State lags in repairing bad roads, bridges
By RICK BRUNDRETT
Special to the Chronicle
The state has spent $15.6 million repairing Lexington County roads.
Those are state roads only and represent 42.6% of promised county paving projects.
The money comes from increased gas taxes and other vehicle fees.
State roads in Columbia and Richland County have received $15.7 million in repairs.
That's 43.6% of the repairs needed and promised.
The pace of fixing pothole-riddled roads should have increased over the summer.

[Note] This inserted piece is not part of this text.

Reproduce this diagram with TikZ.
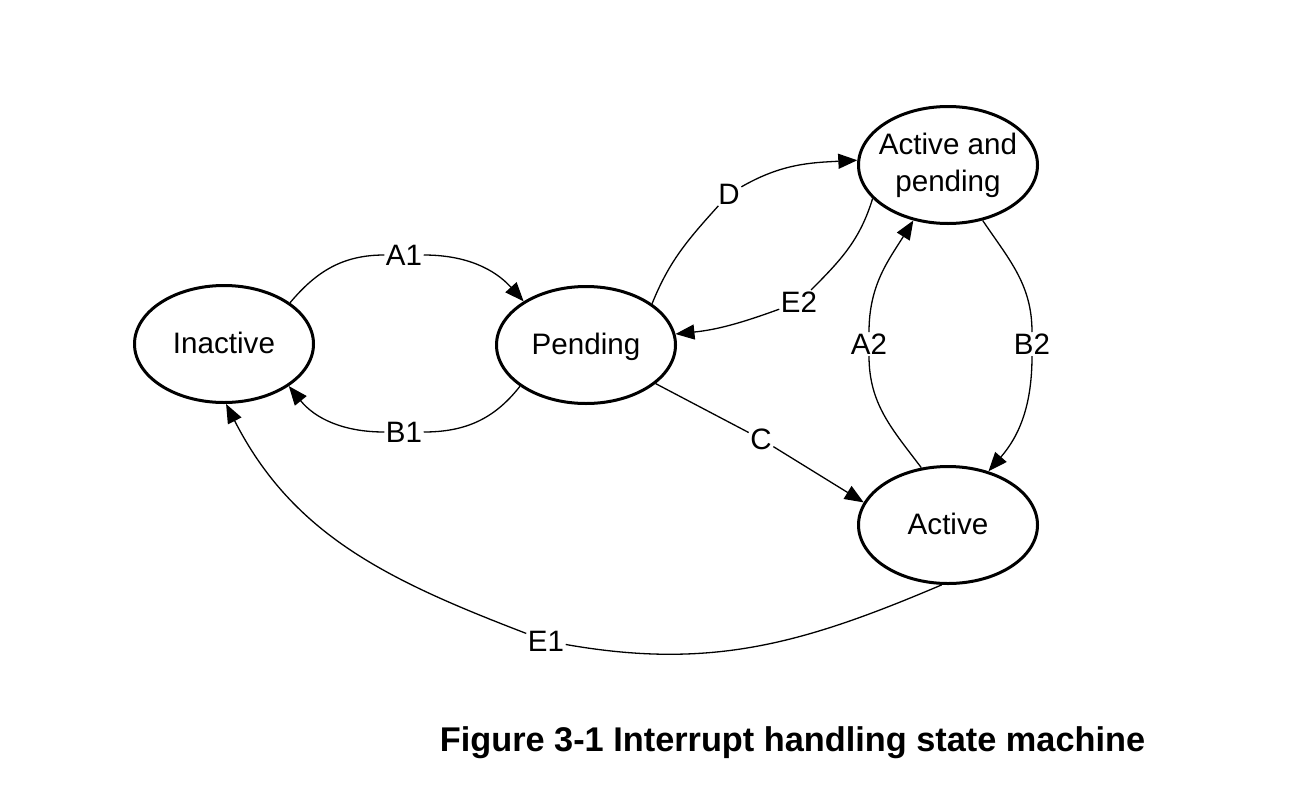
\documentclass[tikz,border=0pt]{standalone}
\usepackage{fontspec}
\setmainfont{Liberation Sans}
\usetikzlibrary{shapes.geometric,arrows.meta}
\begin{document}
\begin{tikzpicture}[x=1pt,y=1pt,
  state/.style={draw, ellipse, line width=3pt, minimum width=179pt, minimum height=117pt,
    inner xsep=-6pt, inner ysep=0pt, font=\fontsize{29.6}{37}\selectfont},
  single/.style={text height=20pt, text depth=2pt},
  lbl/.style={inner sep=1.5pt, font=\fontsize{29.5}{35}\selectfont},
  arr/.style={line width=1.3pt, -{Triangle[length=19pt,width=15pt]}},
  ln/.style={line width=1.3pt}]
\fill[white] (0,0) rectangle (1292,-790);
\useasboundingbox (0,0) rectangle (1292,-790);
% states
\node[state,single] (Inactive) at (224,-344) {Inactive};
\node[state,single] (Pending) at (586,-345) {Pending};
\node[state,align=center] (AP) at (948,-165) {Active and\\pending};
\node[state,single] (Active) at (948,-525) {Active};
% labels
\node[lbl] (lA1) at (404,-255) {A1};
\node[lbl] (lB1) at (404,-432) {B1};
\node[lbl] (lD) at (729,-194) {D};
\node[lbl] (lE2) at (799,-302) {E2};
\node[lbl] (lA2) at (869,-344) {A2};
\node[lbl] (lB2) at (1032,-344) {B2};
\node[lbl] (lC) at (761,-439) {C};
\node[lbl] (lE1) at (546,-641) {E1};
% connectors
\draw[arr] (Inactive.32) to[out=50,in=180] (lA1) to[out=0,in=132] (Pending.145);
\draw[arr] (Pending.212) to[out=232,in=0] (lB1) to[out=180,in=-51] (Inactive.-33);
\draw[arr] (Pending.32) to[out=68,in=228] (lD) to[out=30,in=183] (AP.177);
\draw[arr] (AP.204) to[out=253,in=45] (lE2) to[out=200,in=6] (Pending.7);
\draw[arr] (Active.115) to[out=127,in=270] (lA2) to[out=90,in=238] (AP.238);
\draw[arr] (AP.302) to[out=-56,in=90] (lB2) to[out=270,in=49] (Active.53);
\draw[arr] (Pending.-29) -- (lC) -- (Active.165);
\draw[arr] (Active.-96) to[out=203,in=-10] (lE1) to[out=159,in=-63] (Inactive.-88);
% caption
\node[font=\fontsize{34.3}{40}\selectfont\bfseries, anchor=base, inner sep=0pt] (cap) at (792.5,-751) {Figure 3-1 Interrupt handling state machine};
\end{tikzpicture}
\end{document}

Department of Transportation records show less than half of estimated projects were done.
As of Sept. 30, 29 of the state’s 46 counties didn’t break the 50% mark.
DOT continues to sit on $626.5 million collected since the gas-tax-hike law took effect in 2017.
That's more than 43% of the $1.44 billion in collected revenues.
The 10 highest-paid road contractors with gas-tax-hike revenues each received millions more.
This raised questions about whether the contractors were tied up on other projects.
In raising the state gas tax 12 cents a gallon over 6 years and other vehicle taxes, lawmakers promised the funds would be used to fix the state’s crumbling roads and bridges.
DOT has said 80% of the state’s 42,000 miles of roads need resurfacing or rebuilding.
It identified 465 out of 750 “structurally deficient” bridges to be replaced.
But as of Sept. 30, DOT had identified 3,773 miles of “pavements” projects in the state’s 46 counties, which represented only 11% of the miles needing to be resurfaced or rebuilt.
DOT earmarked $258.6 million, or 17%, for interstate widenings – not repairing bad roads and bridges.